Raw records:
======

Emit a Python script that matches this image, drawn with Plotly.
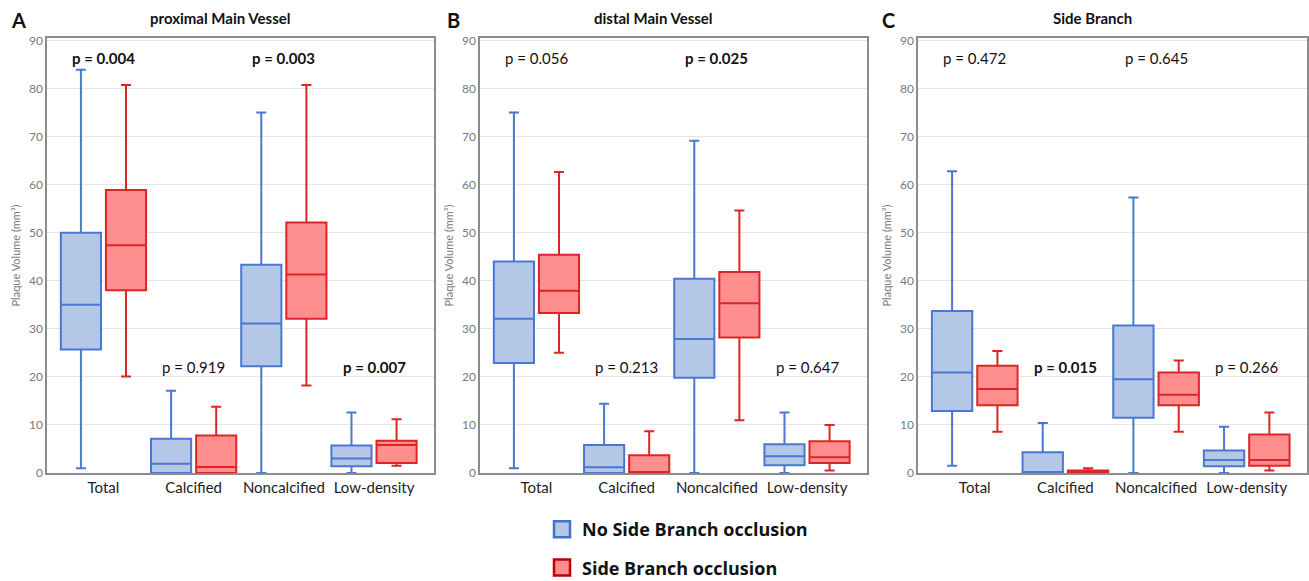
import plotly.graph_objects as go

categories = ["Total", "Calcified", "Noncalcified", "Low-density"]

# ---- A: proximal Main Vessel ----
prox_no_lower = [1.0, 0.0, 0.0, 0.0]
prox_no_q1 = [25.7, 0.0, 22.2, 1.4]
prox_no_median = [35.0, 1.9, 31.1, 3.0]
prox_no_q3 = [50.0, 7.1, 43.3, 5.7]
prox_no_upper = [83.9, 17.1, 75.0, 12.6]

prox_sbo_lower = [20.1, 0.0, 18.2, 1.5]
prox_sbo_q1 = [38.0, 0.0, 32.1, 2.1]
prox_sbo_median = [47.4, 1.25, 41.3, 5.8]
prox_sbo_q3 = [58.9, 7.8, 52.1, 6.7]
prox_sbo_upper = [80.7, 13.8, 80.7, 11.2]

prox_p = ["0.004", "0.919", "0.003", "0.007"]
prox_sig = [True, False, True, True]

# ---- B: distal Main Vessel ----
dist_no_lower = [1.0, 0.0, 0.0, 0.0]
dist_no_q1 = [22.9, 0.0, 19.8, 1.6]
dist_no_median = [32.1, 1.2, 27.9, 3.5]
dist_no_q3 = [44.0, 5.8, 40.4, 6.0]
dist_no_upper = [75.0, 14.4, 69.1, 12.6]

dist_sbo_lower = [25.0, 0.0, 11.0, 0.5]
dist_sbo_q1 = [33.3, 0.0, 28.2, 2.1]
dist_sbo_median = [37.9, 0.15, 35.3, 3.3]
dist_sbo_q3 = [45.4, 3.7, 41.8, 6.6]
dist_sbo_upper = [62.6, 8.7, 54.6, 10.0]

dist_p = ["0.056", "0.213", "0.025", "0.647"]
dist_sig = [False, False, True, False]

# ---- C: Side Branch ----
side_no_lower = [1.5, 0.0, 0.0, 0.0]
side_no_q1 = [12.9, 0.0, 11.5, 1.4]
side_no_median = [20.9, 0.1, 19.5, 2.7]
side_no_q3 = [33.7, 4.3, 30.7, 4.7]
side_no_upper = [62.8, 10.4, 57.3, 9.6]

side_sbo_lower = [8.6, 0.0, 8.6, 0.5]
side_sbo_q1 = [14.1, 0.0, 14.1, 1.5]
side_sbo_median = [17.5, 0.1, 16.3, 2.7]
side_sbo_q3 = [22.3, 0.5, 20.9, 8.0]
side_sbo_upper = [25.4, 1.0, 23.4, 12.6]

side_p = ["0.472", "0.015", "0.645", "0.266"]
side_sig = [False, True, False, False]

panel_titles = ["proximal Main Vessel", "distal Main Vessel", "Side Branch"]
panel_letters = ["A", "B", "C"]
group_names = ["No Side Branch occlusion", "Side Branch occlusion"]

FONT = "Lato"
BLUE_LINE = "#4A78D0"
BLUE_FILL = "#B4C7E7"
RED_LINE = "#DC2626"
RED_FILL = "#FF8F8F"

panels = [
    ((prox_no_lower, prox_no_q1, prox_no_median, prox_no_q3, prox_no_upper),
     (prox_sbo_lower, prox_sbo_q1, prox_sbo_median, prox_sbo_q3, prox_sbo_upper),
     prox_p, prox_sig),
    ((dist_no_lower, dist_no_q1, dist_no_median, dist_no_q3, dist_no_upper),
     (dist_sbo_lower, dist_sbo_q1, dist_sbo_median, dist_sbo_q3, dist_sbo_upper),
     dist_p, dist_sig),
    ((side_no_lower, side_no_q1, side_no_median, side_no_q3, side_no_upper),
     (side_sbo_lower, side_sbo_q1, side_sbo_median, side_sbo_q3, side_sbo_upper),
     side_p, side_sig),
]

fig = go.Figure()

ML, MR, MT, MB = 47, 2, 38, 108
W, H = 1309, 581
PW = W - ML - MR
PH = H - MT - MB
x_domains_px = [(47, 434), (480, 867), (918, 1307)]
title_centers_px = [220, 653, 1092]
letter_left_px = [9, 445, 880]

annotations = []
for i, (no, sbo, pv, sig) in enumerate(panels):
    ax = "" if i == 0 else str(i + 1)
    for stats, name, lc, fc in [(no, group_names[0], BLUE_LINE, BLUE_FILL),
                                (sbo, group_names[1], RED_LINE, RED_FILL)]:
        lo, q1, med, q3, up = stats
        fig.add_trace(go.Box(
            x=categories, lowerfence=lo, q1=q1, median=med, q3=q3, upperfence=up,
            name=name, legendgroup=name, showlegend=False, boxpoints=False,
            line=dict(color=lc, width=2), fillcolor=fc, whiskerwidth=0.25,
            offsetgroup=name, xaxis="x" + ax, yaxis="y" + ax,
        ))
    for k, cat in enumerate(categories):
        txt = "p = " + pv[k]
        if sig[k]:
            txt = "<b>" + txt + "</b>"
        annotations.append(dict(
            x=cat, y=86.4 if k % 2 == 0 else 22.0, xref="x" + ax, yref="y" + ax,
            text=txt, showarrow=False, font=dict(family=FONT, size=15, color="#111111"),
            xanchor="center", yanchor="middle"))
    x0, x1 = x_domains_px[i]
    fig.layout["xaxis" + ax] = dict(
        domain=[(x0 - ML) / PW, (x1 - ML) / PW], anchor="y" + ax,
        type="category", categoryorder="array", categoryarray=categories,
        range=[-0.626, 3.665], showgrid=False, zeroline=False,
        showline=True, mirror=True, linecolor="#8c8c8c", linewidth=1.5,
        ticks="", tickfont=dict(family=FONT, size=15, color="#222222"),
    )
    fig.layout["yaxis" + ax] = dict(
        domain=[0, 1], anchor="x" + ax, range=[0, 90.5],
        tickvals=[0, 10, 20, 30, 40, 50, 60, 70, 80, 90],
        showgrid=True, gridcolor="#E6E6E6", gridwidth=1, zeroline=False,
        showline=True, mirror=True, linecolor="#8c8c8c", linewidth=1.5,
        ticks="", tickfont=dict(family=FONT, size=12, color="#7a7a7a"),
        title=dict(text="Plaque Volume (mm³)", font=dict(family=FONT, size=11, color="#7a7a7a"),
                   standoff=6),
    )
    annotations.append(dict(
        x=(title_centers_px[i] - ML) / PW, y=(H - MB - 18) / PH, xref="paper", yref="paper",
        text="<b>" + panel_titles[i] + "</b>", showarrow=False,
        font=dict(family=FONT, size=15, color="#111111"), xanchor="center", yanchor="middle"))
    annotations.append(dict(
        x=(letter_left_px[i] - ML) / PW, y=(H - MB - 20) / PH, xref="paper", yref="paper",
        text="<b>" + panel_letters[i] + "</b>", showarrow=False,
        font=dict(family=FONT, size=20, color="#111111"), xanchor="left", yanchor="middle"))

# legend entries
for name, lc, fc in [(group_names[0], "#4472C4", BLUE_FILL), (group_names[1], "#C00000", RED_FILL)]:
    fig.add_trace(go.Scatter(
        x=[None], y=[None], mode="markers", name=name, legendgroup=name,
        marker=dict(symbol="square", size=16, color=fc, line=dict(color=lc, width=2.5)),
        xaxis="x2", yaxis="y2", showlegend=True))

fig.update_layout(
    width=W, height=H,
    margin=dict(l=ML, r=MR, t=MT, b=MB, autoexpand=False),
    paper_bgcolor="white", plot_bgcolor="white",
    boxmode="group", boxgap=0.0, boxgroupgap=0.11,
    annotations=annotations,
    showlegend=True,
    legend=dict(x=(542 - ML) / PW, y=(H - MB - 511) / PH, xanchor="left", yanchor="top",
                orientation="v", tracegroupgap=12,
                font=dict(family="Open Sans", size=18, color="#111111", weight="bold"),
                bgcolor="rgba(0,0,0,0)"),
    font=dict(family=FONT),
)

fig.write_html("out.html")
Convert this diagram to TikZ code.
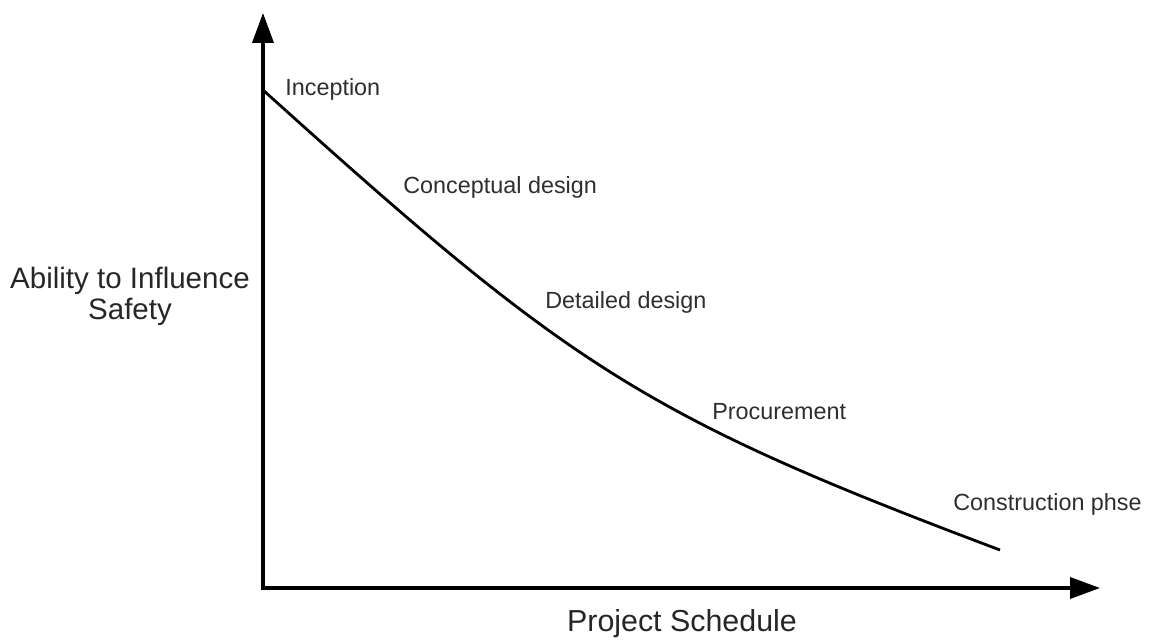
\documentclass[tikz,border=0pt]{standalone}
\usepackage{fontspec}
\setmainfont{Liberation Sans}
\usetikzlibrary{arrows.meta}

\tikzset{
    axis/.style={line width=1.8pt, -{Triangle[length=17pt,width=12pt]}},
    phase/.style={anchor=base west, inner sep=0pt, text=black!82, font=\fontsize{13.3}{16}\selectfont},
    axislabel/.style={text=black!85, font=\fontsize{16.8}{18}\selectfont, align=center}
}

\begin{document}
\begin{tikzpicture}[x=0.02cm, y=-0.02cm]
    \useasboundingbox (0, 0) rectangle (1150, 641);
    \coordinate (O) at (263, 588);
    \coordinate (ytop) at (263, 13);
    \coordinate (xend) at (1100, 588);
    \coordinate (cstart) at (263, 90);
    \coordinate (cend) at (1000, 550);

    \draw[axis] ([yshift=-0.9pt]O) -- (ytop);
    \draw[axis] ([xshift=-0.9pt]O) -- (xend);
    \draw[line width=1.6pt] (cstart) .. controls (569, 366) and (641, 415) .. (cend);

    \node[phase] (inception) at (285, 96) {Inception};
    \node[phase] (concept) at (403, 194) {Conceptual design};
    \node[phase] (detail) at (545, 309) {Detailed design};
    \node[phase] (procure) at (712, 420) {Procurement};
    \node[phase] (construct) at (953, 511) {Construction phse};

    \node[axislabel, anchor=base] (ylabel) at (130, 320) {Ability to Influence\\Safety};
    \node[axislabel, anchor=base, font=\fontsize{17.3}{19}\selectfont] (xlabel) at (682, 632) {Project Schedule};
\end{tikzpicture}
\end{document}
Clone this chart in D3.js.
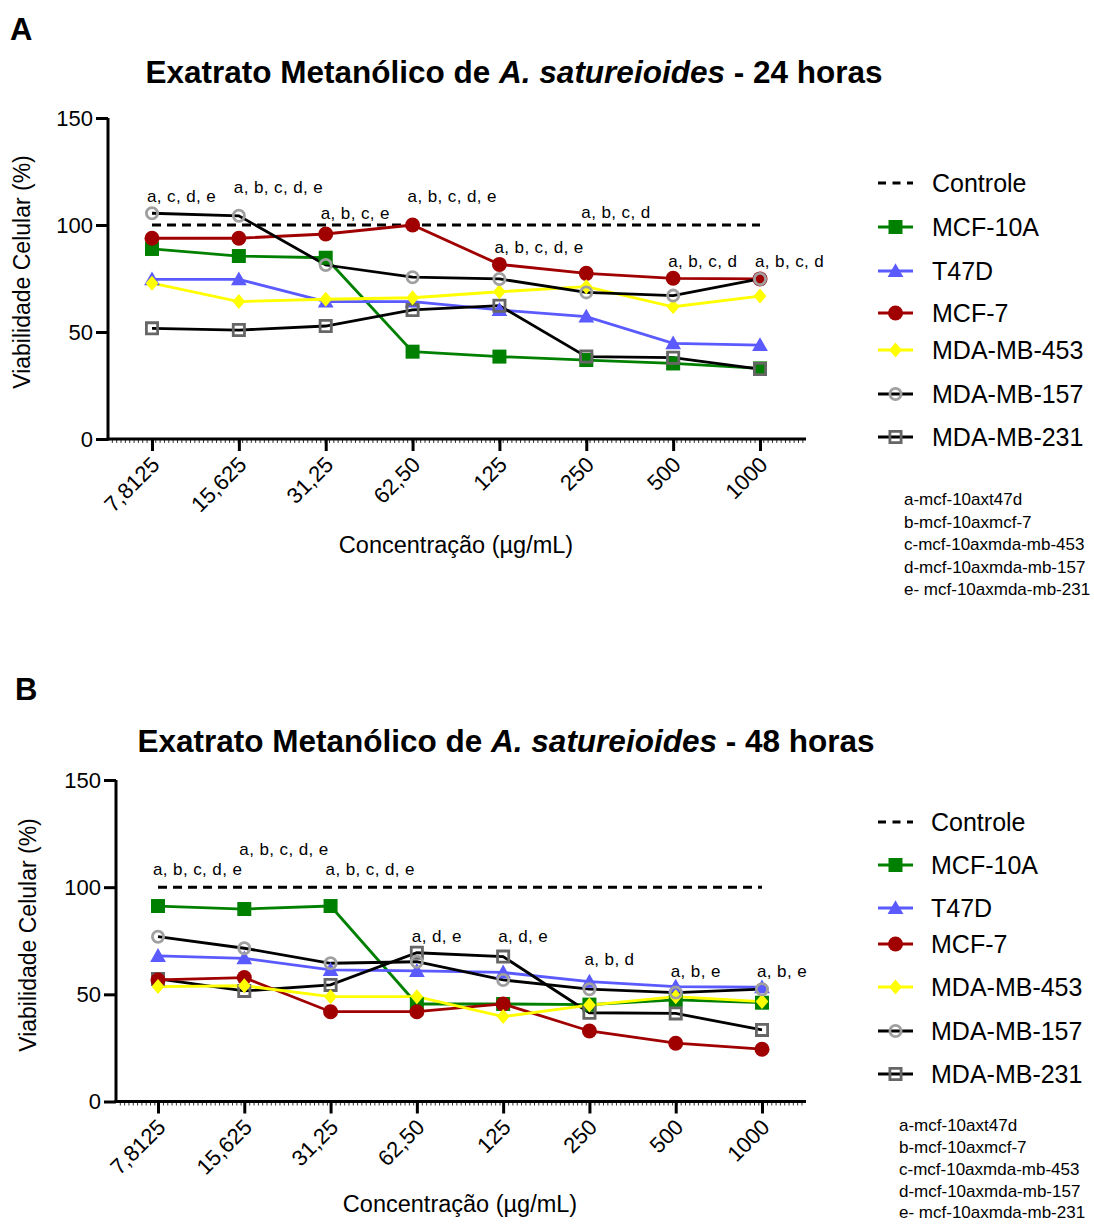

======

◆ **Short exercise**:
Make an exact copy of the lines from the one holding "Convert this diagram to TikZ code." through the one holding "at (953, 511)", end lines included, without the pictures.

◆ **Result for this exercise**:
Convert this diagram to TikZ code.
\documentclass[tikz,border=0pt]{standalone}
\usepackage{fontspec}
\setmainfont{Liberation Sans}
\usetikzlibrary{arrows.meta}

\tikzset{
    axis/.style={line width=1.8pt, -{Triangle[length=17pt,width=12pt]}},
    phase/.style={anchor=base west, inner sep=0pt, text=black!82, font=\fontsize{13.3}{16}\selectfont},
    axislabel/.style={text=black!85, font=\fontsize{16.8}{18}\selectfont, align=center}
}

\begin{document}
\begin{tikzpicture}[x=0.02cm, y=-0.02cm]
    \useasboundingbox (0, 0) rectangle (1150, 641);
    \coordinate (O) at (263, 588);
    \coordinate (ytop) at (263, 13);
    \coordinate (xend) at (1100, 588);
    \coordinate (cstart) at (263, 90);
    \coordinate (cend) at (1000, 550);

    \draw[axis] ([yshift=-0.9pt]O) -- (ytop);
    \draw[axis] ([xshift=-0.9pt]O) -- (xend);
    \draw[line width=1.6pt] (cstart) .. controls (569, 366) and (641, 415) .. (cend);

    \node[phase] (inception) at (285, 96) {Inception};
    \node[phase] (concept) at (403, 194) {Conceptual design};
    \node[phase] (detail) at (545, 309) {Detailed design};
    \node[phase] (procure) at (712, 420) {Procurement};
    \node[phase] (construct) at (953, 511) {Construction phse};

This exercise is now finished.